Tras una filmografía plagada de profundos drama naturalistas, crudos y sobrios, el director Bruno Dumond dio un sorprendente giro con la miniserie televisiva El pequeño Quinquin (2014). En ella, abordaba por primera vez la comedia negra, a través de una excéntrica investigación policial, que en La alta sociedad, su último trabajo (presentado el año pasado en la Sección Oficial de Cannes), se convierte en una subtrama ambientada a principios del siglo XX en la bahía Slack, lugar donde el río del mismo nombre actúa como brecha diferenciadora entre las distintas clases sociales. Contrastes que se acenturán cuando un pescador de mejillones llamado Ma Loute (título originial abiertamente desfigurado en su traducción, que en primera instancia iba a denominarse La bahía) se enamore de la hija de un matrimonio de veraneantes ricos, Billie, una chica con una identidad ambigüa.
Nos encontramos ante un filme conscientemente grotesco, en el que una historia de amor de corte casi clásico sirve como catalizador para realizar una crítica exagerada de una burguesía ociosa y ridícula, que ni siquiera se molesta en hacer gala de un esnobismo que no posee, y que se siente liberada en ese espacio natural en el que pasan la época estival, dando rienda suelta a sus más bajos instintos. Aunque sus principales motivos son costumbristas, tanto a nivel de relato como visual (no parece que Dumont, a través de la colorista fotografía de Guillaume Deffontaines, desconozca en absoluto la tradición pictórica española, desde las escenas marítimas y lumínicas de Sorolla hasta el Duelo a garrotazos de Goya), el pintoresquismo está tan deformado que enlaza directamente con el género del esperpento. De este modo, el director mira a unos caracteres que se mueven entre la cosificación y la animalización desde la distancia, moviendo los hilos a la manera de un figura omnipresente desde un picado que manifiesta su superioridad (que llegan al final de la película a su máxima expresión), como hacía Valle-Inclán.
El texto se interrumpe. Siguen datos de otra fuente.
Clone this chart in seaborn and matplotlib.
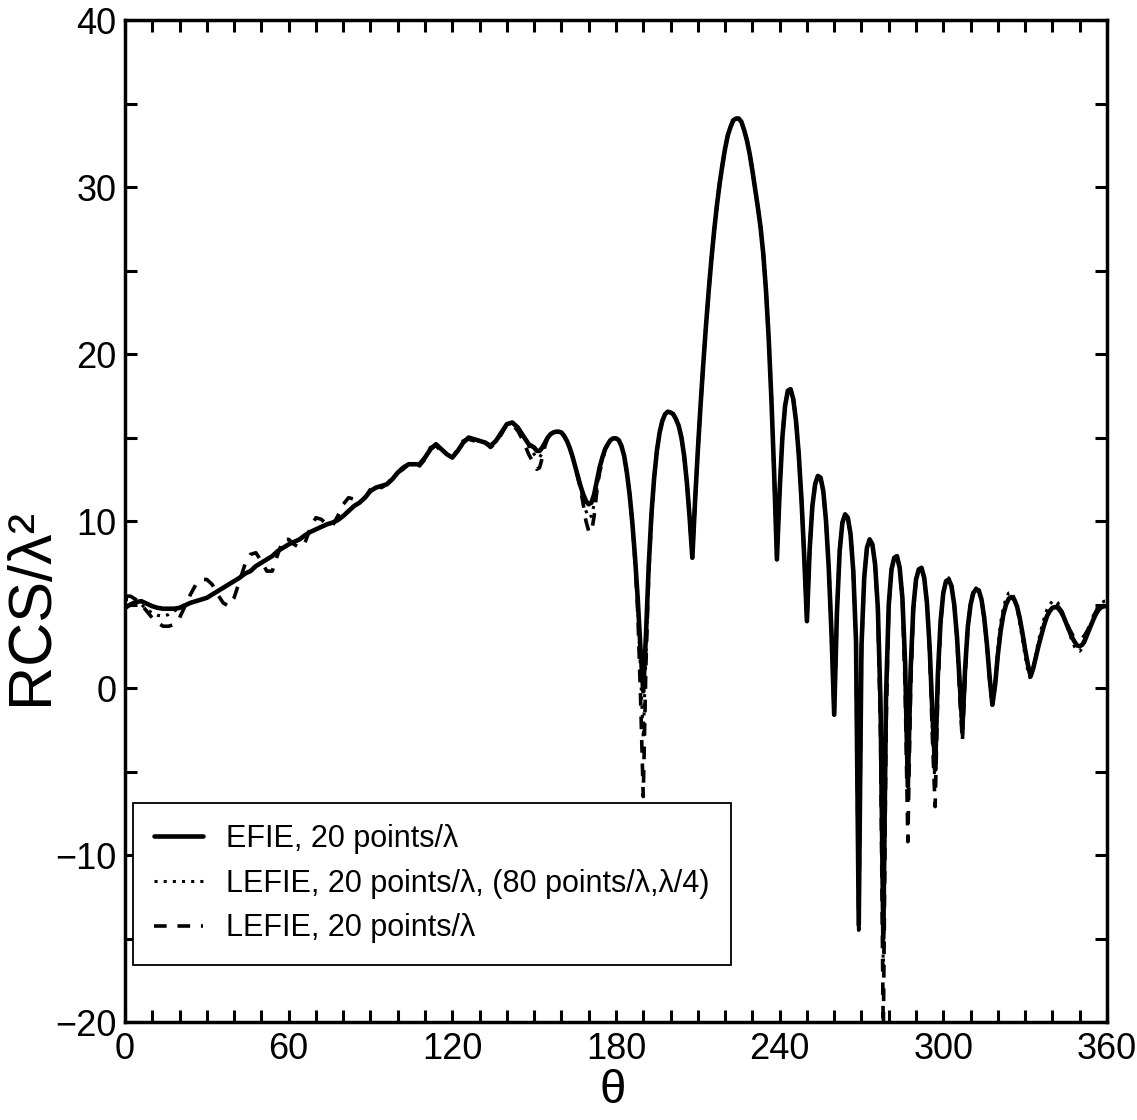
import matplotlib
matplotlib.use("Agg")
import matplotlib.pyplot as plt
import matplotlib.font_manager as fm
from matplotlib.ticker import MultipleLocator
import seaborn as sns

# ---------------- data ----------------
# sampling angles (deg): every 2 deg up to 148, then every 1 deg
theta = list(range(0, 150, 2)) + list(range(150, 361))

efie_20 = [
    # 0..148 step 2
    4.8, 5.0, 5.15, 5.2, 5.05, 4.9, 4.8, 4.75, 4.75, 4.75,
    4.8, 4.95, 5.1, 5.2, 5.3, 5.4, 5.6, 5.8, 6.0, 6.2,
    6.4, 6.6, 6.85, 7.0, 7.3, 7.5, 7.7, 7.9, 8.2, 8.4,
    8.6, 8.75, 8.9, 9.15, 9.35, 9.5, 9.65, 9.8, 9.9, 10.05,
    10.3, 10.6, 10.9, 11.1, 11.4, 11.8, 12.0, 12.1, 12.2, 12.5,
    12.9, 13.2, 13.4, 13.4, 13.4, 13.8, 14.3, 14.6, 14.3, 14.0,
    13.8, 14.2, 14.7, 15.0, 14.9, 14.8, 14.7, 14.5, 14.8, 15.3,
    15.8, 15.9, 15.6, 15.1, 14.6,
    # 150..360 step 1
    14.4, 14.2, 14.2, 14.4, 14.7, 15.0, 15.2, 15.3, 15.35, 15.35,
    15.3, 15.1, 14.8, 14.4, 13.9, 13.3, 12.7, 12.1, 11.6, 11.2,
    11.0, 11.1, 11.6, 12.4, 13.2, 13.8, 14.3, 14.6, 14.85, 14.95,
    14.95, 14.85, 14.5, 13.9, 12.9, 11.6, 9.9, 7.8, 5.3, 2.3,
    -0.2, 3.2, 7.3, 10.4, 12.6, 14.2, 15.3, 16.0, 16.4, 16.55,
    16.5, 16.4, 16.1, 15.7, 15.0, 13.9, 12.3, 10.2, 7.8, 11.2,
    14.2, 16.9, 19.4, 21.7, 23.8, 25.7, 27.4, 28.9, 30.2, 31.3,
    32.3, 33.1, 33.6, 34.0, 34.1, 34.1, 33.9, 33.4, 32.8, 32.0,
    31.0, 29.9, 28.8, 27.6, 26.0, 23.8, 20.9, 17.2, 12.8, 7.7,
    11.8, 15.0, 16.9, 17.8, 17.9, 17.3, 16.0, 14.0, 11.3, 7.9,
    4.0, 8.3, 10.9, 12.2, 12.7, 12.6, 11.8, 10.0, 7.2, 3.3,
    -1.6, 4.5, 8.2, 9.9, 10.4, 10.2, 9.2, 7.0, 2.8, -14.2,
    2.5, 6.6, 8.4, 8.9, 8.6, 7.4, 4.8, -1.0, -15.0, -0.5,
    5.0, 7.1, 7.8, 7.9, 7.2, 5.4, 1.5, -5.9, 1.0, 4.8,
    6.5, 7.1, 7.2, 6.6, 5.1, 2.4, -1.5, -4.9, 0.8, 4.0,
    5.7, 6.4, 6.5, 6.1, 5.0, 3.1, 0.3, -2.4, 1.2, 3.7,
    5.0, 5.7, 5.9, 5.85, 5.3, 4.2, 2.6, 0.6, -1.0, 0.2,
    2.0, 3.4, 4.4, 5.0, 5.35, 5.45, 5.3, 4.9, 4.2, 3.3,
    2.3, 1.4, 0.7, 1.2, 1.9, 2.6, 3.2, 3.8, 4.3, 4.6,
    4.8, 4.85, 4.8, 4.6, 4.3, 3.9, 3.5, 3.1, 2.8, 2.55,
    2.5, 2.6, 2.9, 3.3, 3.7, 4.1, 4.45, 4.7, 4.85, 4.9,
    4.9,
]

lefie_80 = [
    5.3, 5.3, 5.2, 5.0, 4.7, 4.5, 4.35, 4.3, 4.4, 4.6,
    4.8, 5.0, 5.1, 5.2, 5.3, 5.4, 5.6, 5.8, 6.0, 6.2,
    6.4, 6.6, 6.85, 7.0, 7.3, 7.5, 7.7, 7.9, 8.2, 8.4,
    8.6, 8.75, 8.9, 9.15, 9.35, 9.5, 9.65, 9.8, 9.9, 10.05,
    10.3, 10.6, 10.9, 11.1, 11.4, 11.8, 12.0, 12.1, 12.2, 12.5,
    12.9, 13.2, 13.4, 13.4, 13.4, 13.8, 14.3, 14.6, 14.3, 14.0,
    13.8, 14.2, 14.7, 15.0, 14.9, 14.8, 14.7, 14.5, 14.8, 15.3,
    15.8, 15.9, 15.6, 15.1, 14.5,
    14.0, 13.8, 13.8, 14.1, 14.6, 15.0, 15.2, 15.3, 15.35, 15.35,
    15.3, 15.1, 14.8, 14.4, 13.9, 13.3, 12.7, 12.0, 11.2, 10.6,
    10.2, 10.3, 11.0, 12.0, 13.0, 13.7, 14.3, 14.6, 14.85, 14.95,
    14.95, 14.85, 14.5, 13.9, 12.9, 11.6, 9.9, 7.6, 4.8, 1.0,
    -3.0, 2.0, 7.0, 10.3, 12.6, 14.2, 15.3, 16.0, 16.4, 16.55,
    16.5, 16.4, 16.1, 15.7, 15.0, 13.9, 12.3, 10.2, 7.8, 11.2,
    14.2, 16.9, 19.4, 21.7, 23.8, 25.7, 27.4, 28.9, 30.2, 31.3,
    32.3, 33.1, 33.6, 34.0, 34.1, 34.1, 33.9, 33.4, 32.8, 32.0,
    31.0, 29.9, 28.8, 27.6, 26.0, 23.8, 20.9, 17.2, 12.8, 7.7,
    11.8, 15.0, 16.9, 17.8, 17.9, 17.3, 16.0, 14.0, 11.3, 7.9,
    4.0, 8.3, 10.9, 12.2, 12.7, 12.6, 11.8, 10.0, 7.2, 3.3,
    -1.6, 4.5, 8.2, 9.9, 10.4, 10.2, 9.2, 7.0, 2.8, -14.2,
    2.5, 6.6, 8.4, 8.9, 8.6, 7.4, 4.8, -2.0, -17.0, -1.5,
    5.0, 7.1, 7.8, 7.9, 7.2, 5.4, 0.8, -7.0, 0.5, 4.8,
    6.5, 7.1, 7.2, 6.6, 5.1, 2.2, -2.5, -6.0, 0.2, 4.0,
    5.7, 6.5, 6.6, 6.1, 5.0, 3.0, -0.3, -3.0, 0.8, 3.7,
    5.1, 5.8, 6.0, 5.8, 5.2, 4.0, 2.4, 0.4, -1.2, 0.4,
    2.4, 3.9, 4.8, 5.4, 5.7, 5.75, 5.4, 4.8, 3.9, 2.9,
    1.9, 1.0, 0.5, 1.3, 2.1, 2.9, 3.6, 4.2, 4.7, 5.0,
    5.2, 5.25, 5.1, 4.8, 4.4, 3.9, 3.4, 2.9, 2.5, 2.25,
    2.2, 2.4, 2.8, 3.3, 3.8, 4.3, 4.7, 4.95, 5.1, 5.2,
    5.2,
]

lefie_20 = [
    5.5, 5.5, 5.3, 5.0, 4.6, 4.2, 3.9, 3.7, 3.7, 3.8,
    4.2, 4.9, 5.6, 6.2, 6.5, 6.5, 6.2, 5.6, 5.1, 4.9,
    5.4, 6.4, 7.4, 8.0, 8.1, 7.6, 7.0, 7.0, 8.0, 8.9,
    8.9, 8.6, 8.4, 8.7, 9.6, 10.2, 10.1, 9.8, 9.7, 10.3,
    11.0, 11.4, 11.3, 11.2, 11.4, 11.9, 12.1, 12.0, 12.2, 12.6,
    12.9, 13.1, 13.4, 13.6, 13.3, 13.7, 14.4, 14.5, 14.2, 14.0,
    13.8, 14.3, 14.8, 14.9, 14.8, 14.9, 14.7, 14.4, 14.7, 15.2,
    15.8, 15.8, 15.4, 14.8, 14.0,
    13.4, 13.1, 13.2, 13.8, 14.5, 15.0, 15.2, 15.3, 15.35, 15.35,
    15.3, 15.1, 14.8, 14.4, 13.9, 13.3, 12.6, 11.9, 11.0, 10.0,
    9.4, 9.3, 10.3, 11.8, 12.9, 13.6, 14.3, 14.6, 14.85, 14.95,
    14.95, 14.85, 14.5, 13.9, 12.9, 11.6, 9.9, 7.5, 4.5, -0.5,
    -6.5, 1.5, 6.8, 10.2, 12.6, 14.2, 15.3, 16.0, 16.4, 16.55,
    16.5, 16.4, 16.1, 15.7, 15.0, 13.9, 12.3, 10.2, 7.8, 11.2,
    14.2, 16.9, 19.4, 21.7, 23.8, 25.7, 27.4, 28.9, 30.2, 31.3,
    32.3, 33.1, 33.6, 34.0, 34.1, 34.1, 33.9, 33.4, 32.8, 32.0,
    31.0, 29.9, 28.8, 27.6, 26.0, 23.8, 20.9, 17.2, 12.8, 7.7,
    11.8, 15.0, 16.9, 17.8, 17.9, 17.3, 16.0, 14.0, 11.3, 7.9,
    4.0, 8.3, 10.9, 12.2, 12.7, 12.6, 11.8, 10.0, 7.2, 3.3,
    -1.6, 4.5, 8.2, 9.9, 10.4, 10.2, 9.2, 7.0, 2.5, -14.5,
    2.2, 6.6, 8.4, 8.9, 8.6, 7.4, 4.6, -3.0, -21.0, -2.5,
    4.8, 7.1, 7.8, 7.9, 7.2, 5.3, 0.0, -9.2, -0.2, 4.6,
    6.5, 7.1, 7.2, 6.6, 5.1, 2.1, -3.0, -7.1, -0.2, 3.8,
    5.7, 6.4, 6.5, 6.1, 5.0, 3.0, -0.5, -3.2, 0.7, 3.6,
    5.0, 5.7, 5.9, 5.85, 5.3, 4.2, 2.6, 0.5, -1.0, 0.2,
    2.0, 3.4, 4.4, 5.0, 5.35, 5.45, 5.3, 4.9, 4.2, 3.3,
    2.3, 1.4, 0.7, 1.2, 1.9, 2.6, 3.2, 3.8, 4.3, 4.7,
    4.9, 4.95, 4.9, 4.7, 4.4, 4.0, 3.6, 3.3, 3.0, 2.95,
    2.95, 3.0, 3.2, 3.5, 3.9, 4.3, 4.6, 4.85, 5.0, 5.1,
    5.2,
]

labels = [
    "EFIE, 20 points/λ",
    "LEFIE, 20 points/λ, (80 points/λ,λ/4)",
    "LEFIE, 20 points/λ",
]
x_ticks = [0, 60, 120, 180, 240, 300, 360]
y_ticks = [-20, -10, 0, 10, 20, 30, 40]

# ---------------- style ----------------
sns.set_theme(style="ticks")
names = {f.name for f in fm.fontManager.ttflist}
if "Liberation Sans Narrow" in names:
    narrow, small_scale = "Liberation Sans Narrow", 1.15
else:
    narrow, small_scale = "Liberation Sans", 1.0
regular = "Liberation Sans" if "Liberation Sans" in names else "DejaVu Sans"
plt.rcParams["font.family"] = [narrow, "DejaVu Sans"]
plt.rcParams["axes.unicode_minus"] = True

fig = plt.figure(figsize=(11.37, 11.20), dpi=100)
ax = fig.add_axes([0.1099, 0.0875, 0.8637, 0.8946])
ax.set_facecolor("white")
fig.patch.set_facecolor("white")

sns.lineplot(x=theta, y=efie_20, ax=ax, color="black", linewidth=3.3,
             label=labels[0], sort=False, estimator=None)
sns.lineplot(x=theta, y=lefie_80, ax=ax, color="black", linewidth=2.2,
             linestyle=(0, (1, 2)), label=labels[1], sort=False, estimator=None)
sns.lineplot(x=theta, y=lefie_20, ax=ax, color="black", linewidth=2.6,
             linestyle=(0, (3.5, 3)), label=labels[2], sort=False, estimator=None)

ax.set_xlim(0, 360)
ax.set_ylim(-20, 40)
ax.set_xticks(x_ticks)
ax.set_yticks(y_ticks)
ax.xaxis.set_minor_locator(MultipleLocator(10))
ax.yaxis.set_minor_locator(MultipleLocator(5))
tick_fs = 26 * small_scale
ax.tick_params(which="both", direction="in", top=True, right=True,
               length=8.5, width=2.2, color="black", labelsize=tick_fs,
               labelcolor="black")
ax.tick_params(axis="x", which="major", pad=7)
ax.tick_params(axis="y", which="major", pad=6)
for sp in ax.spines.values():
    sp.set_linewidth(2.5)
    sp.set_color("black")
    sp.set_visible(True)

ax.set_xlabel("θ", fontsize=34, family=[regular, "DejaVu Sans"], color="black")
ax.set_ylabel("RCS/λ²", fontsize=44, family=[regular, "DejaVu Sans"], color="black")
ax.xaxis.set_label_coords(0.497, -0.047)
ax.yaxis.set_label_coords(-0.066, 0.415)

leg = ax.legend(loc="lower left", bbox_to_anchor=(0.008, 0.057),
                borderaxespad=0, frameon=True, fancybox=False,
                edgecolor="black", framealpha=1, fontsize=22 * small_scale,
                handlelength=1.6, handletextpad=0.75, borderpad=0.7,
                labelspacing=0.48)
leg.get_frame().set_linewidth(1.3)
for t in leg.get_texts():
    t.set_color("black")

fig.savefig("out.png", dpi=100, facecolor="white")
El peso humorístico es más físico que verbal, por lo que la responsabilidad recae en un reparto que mezcla estrellas francesesas con actores no profesionales y lugareños (destacando entre todos ellos la revelación de la andrógina Raph, cuya actuación es lo único contenido del conjunto), que se entregan a sus degenerados e hipócritas personajes hasta el extremo, fanáticos de la religión y la moral, pero que por otro lado fomentan la endogamia o el salvajismo para mantener una integridad imposible. El histrionismo llega a niveles difícilmente soportables, especialmente en el caso de Juliette Binoche (a la que ya criticábamos duramente hace unas semanas por su interpretación de Ghost in the Shell -2017-).
El mensaje de la cinta no es finalmente tan metafórico debido a lo reiterativo y en el fondo simple de la propuesta: una sociedad en evidente decadencia que va desapareciendo a manos de aquellos que siempre despreciaron. Una sátira territorial que encuentra su principal problema cuando el absurdo se traduce en surrealismo, a veces directamente fantástico, sin ningún tipo de mesura. Solo la pericia de Dumont, y de todo el equipo técnico, que convierten la película en un primor a nivel formal, salvan esta bufonada de lo que podría haber sido un desastre.